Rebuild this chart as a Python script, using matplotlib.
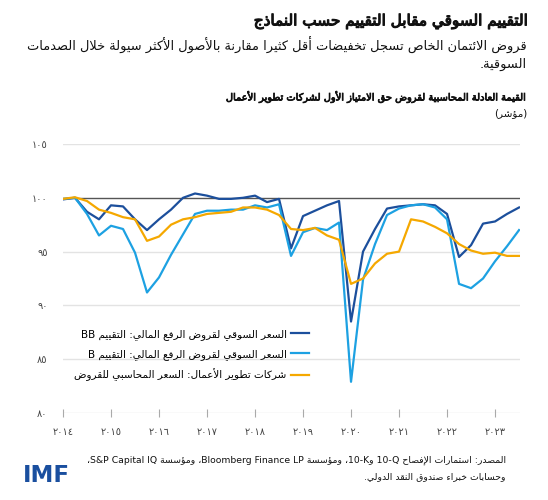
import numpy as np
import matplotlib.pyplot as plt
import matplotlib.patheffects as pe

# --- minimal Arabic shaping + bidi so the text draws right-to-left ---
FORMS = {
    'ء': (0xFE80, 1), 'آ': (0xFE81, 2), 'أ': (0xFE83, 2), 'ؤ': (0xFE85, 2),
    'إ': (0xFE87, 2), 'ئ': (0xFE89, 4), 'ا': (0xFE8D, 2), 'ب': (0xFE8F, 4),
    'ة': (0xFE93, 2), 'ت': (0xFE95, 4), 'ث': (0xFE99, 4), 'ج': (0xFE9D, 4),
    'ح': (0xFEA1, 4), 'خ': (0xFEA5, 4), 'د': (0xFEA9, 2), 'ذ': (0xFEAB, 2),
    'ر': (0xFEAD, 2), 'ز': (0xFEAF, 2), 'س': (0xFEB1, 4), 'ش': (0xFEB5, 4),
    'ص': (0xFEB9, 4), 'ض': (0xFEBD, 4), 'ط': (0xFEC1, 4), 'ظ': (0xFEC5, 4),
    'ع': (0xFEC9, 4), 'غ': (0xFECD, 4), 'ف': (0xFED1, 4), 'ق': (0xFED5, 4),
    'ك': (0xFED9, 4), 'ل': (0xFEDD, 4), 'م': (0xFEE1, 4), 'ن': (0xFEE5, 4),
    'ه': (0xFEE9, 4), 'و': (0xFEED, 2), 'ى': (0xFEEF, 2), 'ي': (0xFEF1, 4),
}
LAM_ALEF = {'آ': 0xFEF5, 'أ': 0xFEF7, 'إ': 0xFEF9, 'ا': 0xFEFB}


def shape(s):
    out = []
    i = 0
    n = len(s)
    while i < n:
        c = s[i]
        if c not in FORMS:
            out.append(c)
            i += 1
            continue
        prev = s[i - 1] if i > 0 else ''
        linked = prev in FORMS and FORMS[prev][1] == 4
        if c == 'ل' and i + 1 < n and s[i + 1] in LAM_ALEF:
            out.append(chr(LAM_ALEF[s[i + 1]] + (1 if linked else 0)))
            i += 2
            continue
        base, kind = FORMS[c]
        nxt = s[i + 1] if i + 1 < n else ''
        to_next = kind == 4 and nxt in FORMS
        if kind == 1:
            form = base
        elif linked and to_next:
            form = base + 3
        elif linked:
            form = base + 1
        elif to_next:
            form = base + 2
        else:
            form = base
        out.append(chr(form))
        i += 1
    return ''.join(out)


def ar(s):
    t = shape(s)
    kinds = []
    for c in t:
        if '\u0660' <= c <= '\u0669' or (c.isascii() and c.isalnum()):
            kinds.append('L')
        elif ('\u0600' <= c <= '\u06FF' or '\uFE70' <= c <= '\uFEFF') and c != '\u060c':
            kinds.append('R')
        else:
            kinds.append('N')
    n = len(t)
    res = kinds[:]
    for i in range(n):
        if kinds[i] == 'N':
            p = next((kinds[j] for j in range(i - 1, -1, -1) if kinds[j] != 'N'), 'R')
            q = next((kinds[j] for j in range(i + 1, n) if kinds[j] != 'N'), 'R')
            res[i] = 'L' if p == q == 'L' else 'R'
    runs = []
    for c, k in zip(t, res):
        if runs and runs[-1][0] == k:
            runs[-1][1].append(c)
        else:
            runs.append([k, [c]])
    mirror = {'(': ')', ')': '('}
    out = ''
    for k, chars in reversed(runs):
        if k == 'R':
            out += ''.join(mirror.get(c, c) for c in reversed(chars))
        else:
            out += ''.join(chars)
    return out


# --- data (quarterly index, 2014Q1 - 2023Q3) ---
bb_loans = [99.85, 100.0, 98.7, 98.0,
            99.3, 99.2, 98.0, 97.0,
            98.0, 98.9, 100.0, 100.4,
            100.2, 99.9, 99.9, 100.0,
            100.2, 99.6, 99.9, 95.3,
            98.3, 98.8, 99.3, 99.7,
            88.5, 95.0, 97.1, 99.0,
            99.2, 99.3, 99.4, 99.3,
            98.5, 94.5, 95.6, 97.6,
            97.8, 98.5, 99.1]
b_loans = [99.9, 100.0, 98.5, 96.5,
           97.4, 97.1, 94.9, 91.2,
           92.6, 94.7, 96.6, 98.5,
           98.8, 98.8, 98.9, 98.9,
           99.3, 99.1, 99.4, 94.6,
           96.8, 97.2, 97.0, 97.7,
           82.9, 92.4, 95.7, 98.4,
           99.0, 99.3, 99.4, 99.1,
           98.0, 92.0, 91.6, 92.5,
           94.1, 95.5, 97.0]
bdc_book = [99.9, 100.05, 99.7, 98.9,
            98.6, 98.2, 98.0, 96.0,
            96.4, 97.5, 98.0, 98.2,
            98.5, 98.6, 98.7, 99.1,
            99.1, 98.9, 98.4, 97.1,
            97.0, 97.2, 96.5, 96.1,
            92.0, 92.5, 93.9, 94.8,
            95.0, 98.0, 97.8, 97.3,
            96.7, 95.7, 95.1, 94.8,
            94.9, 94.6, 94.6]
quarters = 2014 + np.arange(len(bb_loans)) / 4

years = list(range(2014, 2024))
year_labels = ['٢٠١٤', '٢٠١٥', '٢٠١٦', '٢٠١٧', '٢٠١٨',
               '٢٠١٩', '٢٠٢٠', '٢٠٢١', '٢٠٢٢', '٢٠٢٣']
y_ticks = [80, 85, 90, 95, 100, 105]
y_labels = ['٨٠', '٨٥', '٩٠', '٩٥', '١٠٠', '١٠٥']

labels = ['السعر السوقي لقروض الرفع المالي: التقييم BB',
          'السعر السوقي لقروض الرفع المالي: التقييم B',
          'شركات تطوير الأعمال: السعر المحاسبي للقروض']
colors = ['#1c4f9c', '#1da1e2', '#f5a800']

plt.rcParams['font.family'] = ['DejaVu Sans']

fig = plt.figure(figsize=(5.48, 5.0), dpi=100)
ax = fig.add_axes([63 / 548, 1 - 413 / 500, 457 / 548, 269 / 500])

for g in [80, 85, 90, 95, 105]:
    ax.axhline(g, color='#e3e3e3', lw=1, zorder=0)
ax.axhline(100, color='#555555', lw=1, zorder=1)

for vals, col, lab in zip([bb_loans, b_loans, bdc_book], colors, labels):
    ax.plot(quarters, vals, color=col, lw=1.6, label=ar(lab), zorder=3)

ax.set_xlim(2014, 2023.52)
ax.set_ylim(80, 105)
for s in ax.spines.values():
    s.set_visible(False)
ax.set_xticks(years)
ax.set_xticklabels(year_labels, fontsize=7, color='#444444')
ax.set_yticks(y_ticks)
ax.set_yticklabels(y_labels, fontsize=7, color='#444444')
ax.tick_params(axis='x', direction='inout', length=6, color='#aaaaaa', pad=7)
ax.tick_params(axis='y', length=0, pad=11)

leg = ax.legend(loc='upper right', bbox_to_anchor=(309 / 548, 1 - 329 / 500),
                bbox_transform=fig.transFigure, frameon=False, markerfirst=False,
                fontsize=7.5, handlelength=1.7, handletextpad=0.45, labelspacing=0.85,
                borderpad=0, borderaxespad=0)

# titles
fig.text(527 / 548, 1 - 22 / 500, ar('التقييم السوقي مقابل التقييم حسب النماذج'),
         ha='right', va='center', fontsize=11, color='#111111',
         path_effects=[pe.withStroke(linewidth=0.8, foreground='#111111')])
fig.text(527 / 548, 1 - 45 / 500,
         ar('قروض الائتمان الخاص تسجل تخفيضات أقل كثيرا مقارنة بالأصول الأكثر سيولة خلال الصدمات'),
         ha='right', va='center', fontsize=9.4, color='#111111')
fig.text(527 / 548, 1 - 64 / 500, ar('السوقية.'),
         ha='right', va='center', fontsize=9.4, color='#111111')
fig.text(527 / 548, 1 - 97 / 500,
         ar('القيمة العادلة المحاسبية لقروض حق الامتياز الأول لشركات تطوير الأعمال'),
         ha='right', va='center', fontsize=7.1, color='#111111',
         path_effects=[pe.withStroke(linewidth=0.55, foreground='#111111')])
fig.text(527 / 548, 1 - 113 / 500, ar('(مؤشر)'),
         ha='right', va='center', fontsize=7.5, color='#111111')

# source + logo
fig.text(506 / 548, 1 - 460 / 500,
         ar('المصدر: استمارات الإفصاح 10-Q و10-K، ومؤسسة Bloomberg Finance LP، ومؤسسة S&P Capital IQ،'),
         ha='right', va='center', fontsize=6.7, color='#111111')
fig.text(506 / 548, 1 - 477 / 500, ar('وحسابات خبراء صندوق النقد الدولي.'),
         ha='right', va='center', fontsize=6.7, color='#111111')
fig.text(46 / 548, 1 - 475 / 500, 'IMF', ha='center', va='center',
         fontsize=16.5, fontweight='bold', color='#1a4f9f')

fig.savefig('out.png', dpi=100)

- _Stated goal_:
Restate each line from the start of the listing through the line bearing "import matplotlib.patheffects as pe" word for word. Drop the pictures.

- _Solved problem_:
Rebuild this chart as a Python script, using matplotlib.
import numpy as np
import matplotlib.pyplot as plt
import matplotlib.patheffects as pe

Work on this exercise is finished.